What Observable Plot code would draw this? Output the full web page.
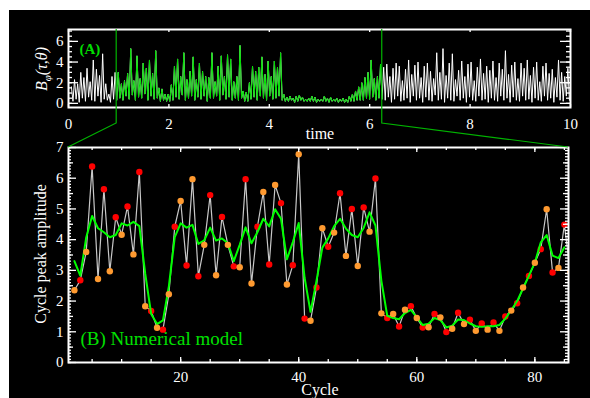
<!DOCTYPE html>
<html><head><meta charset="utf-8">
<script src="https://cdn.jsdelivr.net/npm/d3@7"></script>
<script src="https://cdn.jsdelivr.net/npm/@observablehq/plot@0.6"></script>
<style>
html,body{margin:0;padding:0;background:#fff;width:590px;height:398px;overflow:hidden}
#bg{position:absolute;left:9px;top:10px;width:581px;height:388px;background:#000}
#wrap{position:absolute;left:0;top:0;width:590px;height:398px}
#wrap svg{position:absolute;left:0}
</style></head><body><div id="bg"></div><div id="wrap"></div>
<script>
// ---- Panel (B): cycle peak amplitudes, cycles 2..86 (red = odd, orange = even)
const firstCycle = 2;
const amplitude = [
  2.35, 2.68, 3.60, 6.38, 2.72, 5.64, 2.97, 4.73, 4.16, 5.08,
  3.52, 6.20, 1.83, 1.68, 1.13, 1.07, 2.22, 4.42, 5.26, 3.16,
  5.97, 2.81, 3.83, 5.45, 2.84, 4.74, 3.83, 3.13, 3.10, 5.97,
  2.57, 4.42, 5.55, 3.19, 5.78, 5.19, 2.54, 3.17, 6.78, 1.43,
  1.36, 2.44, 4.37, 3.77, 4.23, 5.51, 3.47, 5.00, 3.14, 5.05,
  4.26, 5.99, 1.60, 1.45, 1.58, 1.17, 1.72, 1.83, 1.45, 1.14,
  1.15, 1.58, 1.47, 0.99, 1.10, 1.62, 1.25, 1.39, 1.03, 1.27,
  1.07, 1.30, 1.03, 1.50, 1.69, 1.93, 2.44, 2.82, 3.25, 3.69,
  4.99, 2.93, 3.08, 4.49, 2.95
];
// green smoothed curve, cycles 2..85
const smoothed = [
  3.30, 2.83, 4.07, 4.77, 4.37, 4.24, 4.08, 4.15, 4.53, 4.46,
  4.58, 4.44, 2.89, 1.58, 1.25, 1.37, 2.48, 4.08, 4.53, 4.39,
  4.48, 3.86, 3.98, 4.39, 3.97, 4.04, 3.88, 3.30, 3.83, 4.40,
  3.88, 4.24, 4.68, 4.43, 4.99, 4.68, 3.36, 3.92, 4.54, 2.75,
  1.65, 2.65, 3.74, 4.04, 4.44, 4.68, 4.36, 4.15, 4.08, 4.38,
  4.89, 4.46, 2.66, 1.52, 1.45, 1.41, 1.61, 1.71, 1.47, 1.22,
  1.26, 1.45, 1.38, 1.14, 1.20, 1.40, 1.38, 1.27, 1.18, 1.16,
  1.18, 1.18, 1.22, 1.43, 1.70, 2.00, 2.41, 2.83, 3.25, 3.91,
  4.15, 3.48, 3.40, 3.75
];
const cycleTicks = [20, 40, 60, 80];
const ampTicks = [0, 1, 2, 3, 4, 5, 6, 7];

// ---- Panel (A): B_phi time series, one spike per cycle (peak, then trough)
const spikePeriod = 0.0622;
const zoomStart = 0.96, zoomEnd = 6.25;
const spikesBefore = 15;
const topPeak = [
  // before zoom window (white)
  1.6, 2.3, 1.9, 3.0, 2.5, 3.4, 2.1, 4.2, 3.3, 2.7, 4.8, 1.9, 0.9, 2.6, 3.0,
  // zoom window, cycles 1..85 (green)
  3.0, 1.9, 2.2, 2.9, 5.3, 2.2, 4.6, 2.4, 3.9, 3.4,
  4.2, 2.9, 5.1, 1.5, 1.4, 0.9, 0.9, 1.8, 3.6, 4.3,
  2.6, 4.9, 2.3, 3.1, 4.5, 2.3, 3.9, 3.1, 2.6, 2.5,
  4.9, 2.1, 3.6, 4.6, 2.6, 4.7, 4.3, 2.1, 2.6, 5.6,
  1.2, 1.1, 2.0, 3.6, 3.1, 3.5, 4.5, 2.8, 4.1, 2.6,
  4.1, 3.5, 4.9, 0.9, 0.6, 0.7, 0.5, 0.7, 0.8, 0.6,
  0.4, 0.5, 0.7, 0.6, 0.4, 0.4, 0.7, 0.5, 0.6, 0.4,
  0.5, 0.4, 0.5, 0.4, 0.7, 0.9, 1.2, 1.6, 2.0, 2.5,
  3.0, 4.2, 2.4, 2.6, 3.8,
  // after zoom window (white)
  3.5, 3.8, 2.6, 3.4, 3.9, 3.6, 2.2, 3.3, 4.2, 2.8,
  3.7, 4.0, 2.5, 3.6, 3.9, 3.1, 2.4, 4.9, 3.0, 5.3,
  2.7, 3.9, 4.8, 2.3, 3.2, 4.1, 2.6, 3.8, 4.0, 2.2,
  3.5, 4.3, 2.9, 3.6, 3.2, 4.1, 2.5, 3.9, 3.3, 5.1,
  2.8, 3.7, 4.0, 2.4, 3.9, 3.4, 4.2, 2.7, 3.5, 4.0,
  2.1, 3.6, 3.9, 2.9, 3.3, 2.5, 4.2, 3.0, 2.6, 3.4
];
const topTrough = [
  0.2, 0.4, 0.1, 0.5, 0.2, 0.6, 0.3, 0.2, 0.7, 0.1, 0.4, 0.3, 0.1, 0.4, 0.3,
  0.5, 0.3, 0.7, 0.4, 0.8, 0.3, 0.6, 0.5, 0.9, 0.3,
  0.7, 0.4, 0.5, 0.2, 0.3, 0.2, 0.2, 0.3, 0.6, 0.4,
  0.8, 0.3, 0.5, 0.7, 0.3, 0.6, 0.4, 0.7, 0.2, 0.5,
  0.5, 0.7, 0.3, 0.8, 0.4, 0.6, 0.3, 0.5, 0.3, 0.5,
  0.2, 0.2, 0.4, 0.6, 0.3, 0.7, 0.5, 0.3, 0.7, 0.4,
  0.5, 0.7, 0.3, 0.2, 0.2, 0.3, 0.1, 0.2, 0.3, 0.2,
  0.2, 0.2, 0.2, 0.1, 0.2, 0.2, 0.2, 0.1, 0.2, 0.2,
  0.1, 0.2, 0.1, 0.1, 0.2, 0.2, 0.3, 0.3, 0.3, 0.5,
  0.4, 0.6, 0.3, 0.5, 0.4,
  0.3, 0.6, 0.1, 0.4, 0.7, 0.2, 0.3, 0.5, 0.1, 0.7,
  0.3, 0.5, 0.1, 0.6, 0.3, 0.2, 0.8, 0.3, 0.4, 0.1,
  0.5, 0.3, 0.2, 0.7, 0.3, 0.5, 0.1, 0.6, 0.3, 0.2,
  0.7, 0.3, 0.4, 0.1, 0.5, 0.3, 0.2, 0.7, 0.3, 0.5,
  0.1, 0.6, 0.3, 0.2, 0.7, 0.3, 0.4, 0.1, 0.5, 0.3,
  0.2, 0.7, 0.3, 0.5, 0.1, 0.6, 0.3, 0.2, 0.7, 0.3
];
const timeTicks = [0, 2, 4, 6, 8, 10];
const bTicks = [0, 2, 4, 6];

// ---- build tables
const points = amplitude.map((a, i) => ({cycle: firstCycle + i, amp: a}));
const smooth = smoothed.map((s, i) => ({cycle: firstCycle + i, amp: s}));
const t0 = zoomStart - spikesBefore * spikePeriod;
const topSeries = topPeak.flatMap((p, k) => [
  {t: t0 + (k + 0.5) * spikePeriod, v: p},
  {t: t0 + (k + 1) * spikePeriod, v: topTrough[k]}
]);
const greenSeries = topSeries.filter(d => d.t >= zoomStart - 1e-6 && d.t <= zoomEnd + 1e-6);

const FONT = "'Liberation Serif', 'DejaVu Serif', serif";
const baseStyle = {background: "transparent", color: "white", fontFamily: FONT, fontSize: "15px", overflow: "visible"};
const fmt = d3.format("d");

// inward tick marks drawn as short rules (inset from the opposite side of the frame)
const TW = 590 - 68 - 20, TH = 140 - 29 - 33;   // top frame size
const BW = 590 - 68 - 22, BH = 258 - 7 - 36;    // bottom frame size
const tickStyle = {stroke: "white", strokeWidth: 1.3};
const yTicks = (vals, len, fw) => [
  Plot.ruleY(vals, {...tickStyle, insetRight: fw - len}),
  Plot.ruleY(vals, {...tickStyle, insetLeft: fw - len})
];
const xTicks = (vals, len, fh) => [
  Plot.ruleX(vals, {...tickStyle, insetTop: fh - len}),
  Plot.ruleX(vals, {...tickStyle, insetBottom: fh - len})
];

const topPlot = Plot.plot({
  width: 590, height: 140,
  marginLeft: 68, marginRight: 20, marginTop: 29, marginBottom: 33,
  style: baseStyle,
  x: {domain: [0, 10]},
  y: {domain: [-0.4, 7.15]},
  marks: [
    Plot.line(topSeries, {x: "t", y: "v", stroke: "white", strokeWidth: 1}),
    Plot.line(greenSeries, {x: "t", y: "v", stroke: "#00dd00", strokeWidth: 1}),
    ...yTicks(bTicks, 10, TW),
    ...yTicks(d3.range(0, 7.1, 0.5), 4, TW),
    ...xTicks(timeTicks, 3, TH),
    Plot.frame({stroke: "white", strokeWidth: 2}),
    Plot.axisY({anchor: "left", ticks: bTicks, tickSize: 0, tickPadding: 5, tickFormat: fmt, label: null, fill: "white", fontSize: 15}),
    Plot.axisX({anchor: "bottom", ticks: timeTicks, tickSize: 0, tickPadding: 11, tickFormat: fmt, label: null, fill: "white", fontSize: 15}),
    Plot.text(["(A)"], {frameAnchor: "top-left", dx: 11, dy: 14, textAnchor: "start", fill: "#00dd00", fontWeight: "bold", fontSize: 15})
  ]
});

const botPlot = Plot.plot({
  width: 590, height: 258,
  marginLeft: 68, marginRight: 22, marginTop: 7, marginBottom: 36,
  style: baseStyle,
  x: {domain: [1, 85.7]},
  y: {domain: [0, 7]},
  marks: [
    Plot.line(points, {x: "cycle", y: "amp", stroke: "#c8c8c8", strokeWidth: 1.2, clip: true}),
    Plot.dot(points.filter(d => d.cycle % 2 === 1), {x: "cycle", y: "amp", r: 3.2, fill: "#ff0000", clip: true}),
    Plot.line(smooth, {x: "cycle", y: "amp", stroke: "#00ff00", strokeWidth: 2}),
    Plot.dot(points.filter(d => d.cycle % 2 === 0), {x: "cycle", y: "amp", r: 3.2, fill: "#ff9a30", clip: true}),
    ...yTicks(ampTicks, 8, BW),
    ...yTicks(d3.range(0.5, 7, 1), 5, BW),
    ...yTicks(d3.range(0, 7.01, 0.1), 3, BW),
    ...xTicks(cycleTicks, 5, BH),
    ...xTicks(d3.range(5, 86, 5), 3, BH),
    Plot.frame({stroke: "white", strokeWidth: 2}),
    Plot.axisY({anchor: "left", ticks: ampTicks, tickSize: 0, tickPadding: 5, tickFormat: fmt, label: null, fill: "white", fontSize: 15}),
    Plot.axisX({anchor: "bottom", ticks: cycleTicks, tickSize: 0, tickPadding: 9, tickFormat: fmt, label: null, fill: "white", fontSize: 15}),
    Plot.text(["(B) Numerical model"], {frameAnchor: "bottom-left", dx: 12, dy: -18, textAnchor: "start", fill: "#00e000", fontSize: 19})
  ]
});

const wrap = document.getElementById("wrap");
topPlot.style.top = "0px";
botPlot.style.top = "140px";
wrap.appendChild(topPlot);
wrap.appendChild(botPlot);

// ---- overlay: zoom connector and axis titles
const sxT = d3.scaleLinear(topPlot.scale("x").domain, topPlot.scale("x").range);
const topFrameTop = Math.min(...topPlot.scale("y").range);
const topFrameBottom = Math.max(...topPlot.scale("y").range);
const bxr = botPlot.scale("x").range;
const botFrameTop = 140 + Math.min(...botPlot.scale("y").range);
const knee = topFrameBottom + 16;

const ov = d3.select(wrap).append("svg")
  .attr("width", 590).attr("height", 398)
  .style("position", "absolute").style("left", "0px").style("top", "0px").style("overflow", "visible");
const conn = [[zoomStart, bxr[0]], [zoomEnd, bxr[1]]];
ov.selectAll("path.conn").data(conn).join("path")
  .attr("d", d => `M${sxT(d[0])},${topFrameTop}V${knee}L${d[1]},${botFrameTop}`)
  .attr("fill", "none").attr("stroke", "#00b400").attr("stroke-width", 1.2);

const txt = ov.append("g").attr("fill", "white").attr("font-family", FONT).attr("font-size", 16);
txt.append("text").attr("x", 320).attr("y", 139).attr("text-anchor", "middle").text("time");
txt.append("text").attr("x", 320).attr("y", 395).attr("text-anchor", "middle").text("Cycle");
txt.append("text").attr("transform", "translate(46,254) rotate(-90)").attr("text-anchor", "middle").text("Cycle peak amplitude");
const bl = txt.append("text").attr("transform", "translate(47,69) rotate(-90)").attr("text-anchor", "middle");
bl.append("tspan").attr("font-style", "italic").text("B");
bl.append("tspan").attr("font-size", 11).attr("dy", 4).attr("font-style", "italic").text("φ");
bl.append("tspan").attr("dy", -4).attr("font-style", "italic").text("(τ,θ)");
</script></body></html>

» Task goal: Look at the listing and set down only the lines from its start through the line with "const ampTicks = [0, 1, 2, 3, 4, 5, 6, 7];", word for word and without pictures.

» Output below:
What Observable Plot code would draw this? Output the full web page.
<!DOCTYPE html>
<html><head><meta charset="utf-8">
<script src="https://cdn.jsdelivr.net/npm/d3@7"></script>
<script src="https://cdn.jsdelivr.net/npm/@observablehq/plot@0.6"></script>
<style>
html,body{margin:0;padding:0;background:#fff;width:590px;height:398px;overflow:hidden}
#bg{position:absolute;left:9px;top:10px;width:581px;height:388px;background:#000}
#wrap{position:absolute;left:0;top:0;width:590px;height:398px}
#wrap svg{position:absolute;left:0}
</style></head><body><div id="bg"></div><div id="wrap"></div>
<script>
// ---- Panel (B): cycle peak amplitudes, cycles 2..86 (red = odd, orange = even)
const firstCycle = 2;
const amplitude = [
  2.35, 2.68, 3.60, 6.38, 2.72, 5.64, 2.97, 4.73, 4.16, 5.08,
  3.52, 6.20, 1.83, 1.68, 1.13, 1.07, 2.22, 4.42, 5.26, 3.16,
  5.97, 2.81, 3.83, 5.45, 2.84, 4.74, 3.83, 3.13, 3.10, 5.97,
  2.57, 4.42, 5.55, 3.19, 5.78, 5.19, 2.54, 3.17, 6.78, 1.43,
  1.36, 2.44, 4.37, 3.77, 4.23, 5.51, 3.47, 5.00, 3.14, 5.05,
  4.26, 5.99, 1.60, 1.45, 1.58, 1.17, 1.72, 1.83, 1.45, 1.14,
  1.15, 1.58, 1.47, 0.99, 1.10, 1.62, 1.25, 1.39, 1.03, 1.27,
  1.07, 1.30, 1.03, 1.50, 1.69, 1.93, 2.44, 2.82, 3.25, 3.69,
  4.99, 2.93, 3.08, 4.49, 2.95
];
// green smoothed curve, cycles 2..85
const smoothed = [
  3.30, 2.83, 4.07, 4.77, 4.37, 4.24, 4.08, 4.15, 4.53, 4.46,
  4.58, 4.44, 2.89, 1.58, 1.25, 1.37, 2.48, 4.08, 4.53, 4.39,
  4.48, 3.86, 3.98, 4.39, 3.97, 4.04, 3.88, 3.30, 3.83, 4.40,
  3.88, 4.24, 4.68, 4.43, 4.99, 4.68, 3.36, 3.92, 4.54, 2.75,
  1.65, 2.65, 3.74, 4.04, 4.44, 4.68, 4.36, 4.15, 4.08, 4.38,
  4.89, 4.46, 2.66, 1.52, 1.45, 1.41, 1.61, 1.71, 1.47, 1.22,
  1.26, 1.45, 1.38, 1.14, 1.20, 1.40, 1.38, 1.27, 1.18, 1.16,
  1.18, 1.18, 1.22, 1.43, 1.70, 2.00, 2.41, 2.83, 3.25, 3.91,
  4.15, 3.48, 3.40, 3.75
];
const cycleTicks = [20, 40, 60, 80];
const ampTicks = [0, 1, 2, 3, 4, 5, 6, 7];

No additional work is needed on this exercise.